> [WHAT TO DO]: All the data must come back unchanged, except that pictures are left out.

[BEGIN SOURCE DATA]

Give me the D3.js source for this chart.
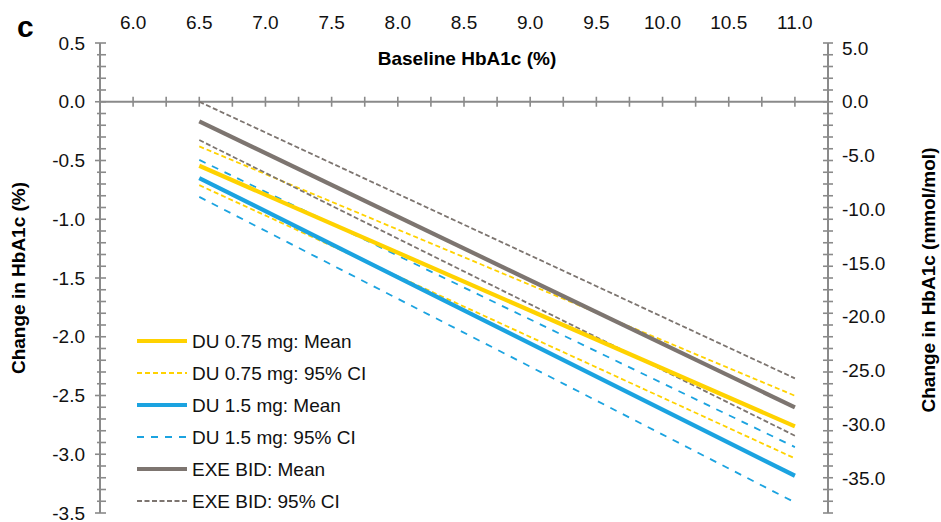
<!DOCTYPE html>
<html><head><meta charset="utf-8">
<script src="https://cdn.jsdelivr.net/npm/d3@7"></script>
<style>body{margin:0;background:#fff}svg{display:block;font-family:"Liberation Sans",Arial,sans-serif}</style>
</head><body>
<svg id="c" width="941" height="522"></svg>
<script>
// Data
const xEnds = [6.5, 11.0];
const seriesNames = ["DU 0.75 mg: Mean","DU 0.75 mg: 95% CI","DU 1.5 mg: Mean","DU 1.5 mg: 95% CI","EXE BID: Mean","EXE BID: 95% CI"];
const du075Mean = [-0.545, -2.763];
const du075Upper = [-0.38, -2.502];
const du075Lower = [-0.71, -3.035];
const du15Mean = [-0.65, -3.183];
const du15Upper = [-0.495, -2.939];
const du15Lower = [-0.81, -3.41];
const exeMean = [-0.167, -2.601];
const exeUpper = [0.0, -2.354];
const exeLower = [-0.326, -2.842];
const xTickLabels = [6.0,6.5,7.0,7.5,8.0,8.5,9.0,9.5,10.0,10.5,11.0];
const yTickLabels = [0.5,0.0,-0.5,-1.0,-1.5,-2.0,-2.5,-3.0,-3.5];
const y2TickLabels = [5.0,0.0,-5.0,-10.0,-15.0,-20.0,-25.0,-30.0,-35.0];
const mmolFactor = 10.93;

const svg = d3.select("#c");
const x = d3.scaleLinear().domain([5.75, 11.25]).range([100, 828]);
const y = d3.scaleLinear().domain([0.5, -3.5]).range([43, 513]);
const y2 = d3.scaleLinear().domain([0.5*mmolFactor, -3.5*mmolFactor]).range([43, 513]);

const axisCol = "#8a8a8a";
const yellow = "#FFD200", blue = "#1BA3E0", gray = "#7D7570";

const g = svg.append("g");
// x axis at y=0
g.append("line").attr("x1", x(5.75)).attr("x2", x(11.25)).attr("y1", y(0)).attr("y2", y(0)).attr("stroke", axisCol).attr("stroke-width", 2);
const xt = d3.range(0, 23).map(i => 5.75 + i*0.25).filter(v => v > 5.8 && v < 11.2);
g.selectAll(".xt").data(xt).join("line").attr("x1", d=>x(d)).attr("x2", d=>x(d)).attr("y1", y(0)-5).attr("y2", y(0)+5).attr("stroke", axisCol).attr("stroke-width", 1.6);
g.selectAll(".xl").data(xTickLabels).join("text").attr("x", d=>x(d)).attr("y", 29).attr("text-anchor","middle").attr("font-size",19).attr("fill","#111").text(d=>d.toFixed(1));

// left axis
g.append("line").attr("x1", 100).attr("x2", 100).attr("y1", y(0.5)).attr("y2", y(-3.5)).attr("stroke", axisCol).attr("stroke-width", 2);
const yt = d3.range(0, 41).map(i => +(0.5 - i*0.1).toFixed(2));
g.selectAll(".yt").data(yt).join("line").attr("x1", d => Math.abs(d*2 - Math.round(d*2))<1e-6 ? 95 : 97).attr("x2", 106).attr("y1", d=>y(d)).attr("y2", d=>y(d)).attr("stroke", axisCol).attr("stroke-width", 1.6);
g.selectAll(".yl").data(yTickLabels).join("text").attr("x", 85).attr("y", d=>y(d)).attr("dy","0.35em").attr("text-anchor","end").attr("font-size",19).attr("fill","#111").text(d=>d.toFixed(1));

// right axis
const rx = x(11.25);
g.append("line").attr("x1", rx).attr("x2", rx).attr("y1", y(0.5)).attr("y2", y(-3.5)).attr("stroke", axisCol).attr("stroke-width", 2);
g.selectAll(".rt").data(yt).join("line").attr("x1", rx-5).attr("x2", rx+5).attr("y1", d=>y(d)).attr("y2", d=>y(d)).attr("stroke", axisCol).attr("stroke-width", 1.6);
g.selectAll(".rl").data(y2TickLabels).join("text").attr("x", rx+14).attr("y", d=>y2(d)).attr("dy","0.35em").attr("text-anchor","start").attr("font-size",19).attr("fill","#111").text(d=>d.toFixed(1));

// titles
svg.append("text").attr("x", 17).attr("y", 37).attr("font-size", 30).attr("font-weight","bold").text("c");
svg.append("text").attr("x", 467).attr("y", 65).attr("text-anchor","middle").attr("font-size",19).attr("font-weight","bold").text("Baseline HbA1c (%)");
svg.append("text").attr("transform","translate(25,278) rotate(-90)").attr("text-anchor","middle").attr("font-size",19).attr("font-weight","bold").text("Change in HbA1c (%)");
svg.append("text").attr("transform","translate(935,280) rotate(-90)").attr("text-anchor","middle").attr("font-size",19).attr("font-weight","bold").text("Change in HbA1c (mmol/mol)");

// lines
const styles = {
  mean075: {c: yellow, w: 4.2, d: null},
  ci075: {c: yellow, w: 1.8, d: "5,3"},
  mean15: {c: blue, w: 4.2, d: null},
  ci15: {c: blue, w: 1.8, d: "7,7"},
  meanExe: {c: gray, w: 4.2, d: null},
  ciExe: {c: gray, w: 1.8, d: "5,2.5"}
};
const lines = [
  [du15Lower, styles.ci15],[du15Upper, styles.ci15],
  [du075Lower, styles.ci075],[du075Upper, styles.ci075],
  [exeLower, styles.ciExe],[exeUpper, styles.ciExe],
  [du15Mean, styles.mean15],[du075Mean, styles.mean075],[exeMean, styles.meanExe]
];
const lineGen = d3.line().x(d=>x(d[0])).y(d=>y(d[1]));
lines.forEach(([vals, s]) => {
  svg.append("path").attr("d", lineGen(xEnds.map((xv,i)=>[xv, vals[i]]))).attr("fill","none")
    .attr("stroke", s.c).attr("stroke-width", s.w).attr("stroke-dasharray", s.d);
});

// legend
const legStyles = [styles.mean075, styles.ci075, styles.mean15, styles.ci15, styles.meanExe, styles.ciExe];
const legY = [341, 373, 405, 437, 469, 501];
seriesNames.forEach((n, i) => {
  const s = legStyles[i];
  svg.append("line").attr("x1",137).attr("x2",187).attr("y1",legY[i]).attr("y2",legY[i]).attr("stroke",s.c).attr("stroke-width",s.w).attr("stroke-dasharray",s.d);
  svg.append("text").attr("x",192).attr("y",legY[i]).attr("dy","0.35em").attr("font-size",19).attr("fill","#111").text(n);
});
</script>
</body></html>
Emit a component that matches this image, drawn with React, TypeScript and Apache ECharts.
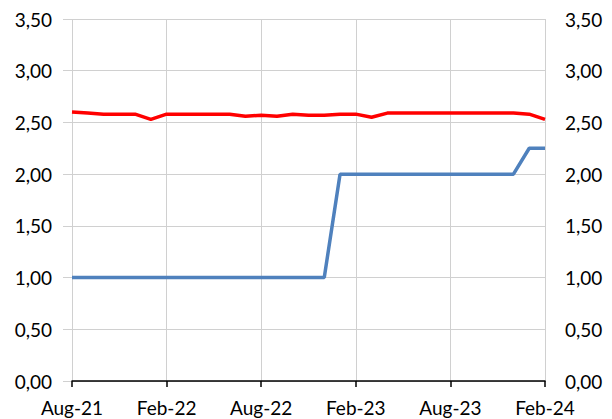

[END SOURCE DATA]

> [TASK ANSWER]:
Give me the D3.js source for this chart.
<!DOCTYPE html>
<html><head><meta charset="utf-8">
<script src="https://cdn.jsdelivr.net/npm/d3@7"></script>
<style>body{margin:0;background:#fff}svg{display:block;font-family:"Liberation Sans",Arial,sans-serif}</style>
</head><body>
<svg id="c" width="941" height="522"></svg>
<script>
// Data
const xEnds = [6.5, 11.0];
const seriesNames = ["DU 0.75 mg: Mean","DU 0.75 mg: 95% CI","DU 1.5 mg: Mean","DU 1.5 mg: 95% CI","EXE BID: Mean","EXE BID: 95% CI"];
const du075Mean = [-0.545, -2.763];
const du075Upper = [-0.38, -2.502];
const du075Lower = [-0.71, -3.035];
const du15Mean = [-0.65, -3.183];
const du15Upper = [-0.495, -2.939];
const du15Lower = [-0.81, -3.41];
const exeMean = [-0.167, -2.601];
const exeUpper = [0.0, -2.354];
const exeLower = [-0.326, -2.842];
const xTickLabels = [6.0,6.5,7.0,7.5,8.0,8.5,9.0,9.5,10.0,10.5,11.0];
const yTickLabels = [0.5,0.0,-0.5,-1.0,-1.5,-2.0,-2.5,-3.0,-3.5];
const y2TickLabels = [5.0,0.0,-5.0,-10.0,-15.0,-20.0,-25.0,-30.0,-35.0];
const mmolFactor = 10.93;

const svg = d3.select("#c");
const x = d3.scaleLinear().domain([5.75, 11.25]).range([100, 828]);
const y = d3.scaleLinear().domain([0.5, -3.5]).range([43, 513]);
const y2 = d3.scaleLinear().domain([0.5*mmolFactor, -3.5*mmolFactor]).range([43, 513]);

const axisCol = "#8a8a8a";
const yellow = "#FFD200", blue = "#1BA3E0", gray = "#7D7570";

const g = svg.append("g");
// x axis at y=0
g.append("line").attr("x1", x(5.75)).attr("x2", x(11.25)).attr("y1", y(0)).attr("y2", y(0)).attr("stroke", axisCol).attr("stroke-width", 2);
const xt = d3.range(0, 23).map(i => 5.75 + i*0.25).filter(v => v > 5.8 && v < 11.2);
g.selectAll(".xt").data(xt).join("line").attr("x1", d=>x(d)).attr("x2", d=>x(d)).attr("y1", y(0)-5).attr("y2", y(0)+5).attr("stroke", axisCol).attr("stroke-width", 1.6);
g.selectAll(".xl").data(xTickLabels).join("text").attr("x", d=>x(d)).attr("y", 29).attr("text-anchor","middle").attr("font-size",19).attr("fill","#111").text(d=>d.toFixed(1));

// left axis
g.append("line").attr("x1", 100).attr("x2", 100).attr("y1", y(0.5)).attr("y2", y(-3.5)).attr("stroke", axisCol).attr("stroke-width", 2);
const yt = d3.range(0, 41).map(i => +(0.5 - i*0.1).toFixed(2));
g.selectAll(".yt").data(yt).join("line").attr("x1", d => Math.abs(d*2 - Math.round(d*2))<1e-6 ? 95 : 97).attr("x2", 106).attr("y1", d=>y(d)).attr("y2", d=>y(d)).attr("stroke", axisCol).attr("stroke-width", 1.6);
g.selectAll(".yl").data(yTickLabels).join("text").attr("x", 85).attr("y", d=>y(d)).attr("dy","0.35em").attr("text-anchor","end").attr("font-size",19).attr("fill","#111").text(d=>d.toFixed(1));

// right axis
const rx = x(11.25);
g.append("line").attr("x1", rx).attr("x2", rx).attr("y1", y(0.5)).attr("y2", y(-3.5)).attr("stroke", axisCol).attr("stroke-width", 2);
g.selectAll(".rt").data(yt).join("line").attr("x1", rx-5).attr("x2", rx+5).attr("y1", d=>y(d)).attr("y2", d=>y(d)).attr("stroke", axisCol).attr("stroke-width", 1.6);
g.selectAll(".rl").data(y2TickLabels).join("text").attr("x", rx+14).attr("y", d=>y2(d)).attr("dy","0.35em").attr("text-anchor","start").attr("font-size",19).attr("fill","#111").text(d=>d.toFixed(1));

// titles
svg.append("text").attr("x", 17).attr("y", 37).attr("font-size", 30).attr("font-weight","bold").text("c");
svg.append("text").attr("x", 467).attr("y", 65).attr("text-anchor","middle").attr("font-size",19).attr("font-weight","bold").text("Baseline HbA1c (%)");
svg.append("text").attr("transform","translate(25,278) rotate(-90)").attr("text-anchor","middle").attr("font-size",19).attr("font-weight","bold").text("Change in HbA1c (%)");
svg.append("text").attr("transform","translate(935,280) rotate(-90)").attr("text-anchor","middle").attr("font-size",19).attr("font-weight","bold").text("Change in HbA1c (mmol/mol)");

// lines
const styles = {
  mean075: {c: yellow, w: 4.2, d: null},
  ci075: {c: yellow, w: 1.8, d: "5,3"},
  mean15: {c: blue, w: 4.2, d: null},
  ci15: {c: blue, w: 1.8, d: "7,7"},
  meanExe: {c: gray, w: 4.2, d: null},
  ciExe: {c: gray, w: 1.8, d: "5,2.5"}
};
const lines = [
  [du15Lower, styles.ci15],[du15Upper, styles.ci15],
  [du075Lower, styles.ci075],[du075Upper, styles.ci075],
  [exeLower, styles.ciExe],[exeUpper, styles.ciExe],
  [du15Mean, styles.mean15],[du075Mean, styles.mean075],[exeMean, styles.meanExe]
];
const lineGen = d3.line().x(d=>x(d[0])).y(d=>y(d[1]));
lines.forEach(([vals, s]) => {
  svg.append("path").attr("d", lineGen(xEnds.map((xv,i)=>[xv, vals[i]]))).attr("fill","none")
    .attr("stroke", s.c).attr("stroke-width", s.w).attr("stroke-dasharray", s.d);
});

// legend
const legStyles = [styles.mean075, styles.ci075, styles.mean15, styles.ci15, styles.meanExe, styles.ciExe];
const legY = [341, 373, 405, 437, 469, 501];
seriesNames.forEach((n, i) => {
  const s = legStyles[i];
  svg.append("line").attr("x1",137).attr("x2",187).attr("y1",legY[i]).attr("y2",legY[i]).attr("stroke",s.c).attr("stroke-width",s.w).attr("stroke-dasharray",s.d);
  svg.append("text").attr("x",192).attr("y",legY[i]).attr("dy","0.35em").attr("font-size",19).attr("fill","#111").text(n);
});
</script>
</body></html>
Emit a component that matches this image, drawn with React, TypeScript and Apache ECharts.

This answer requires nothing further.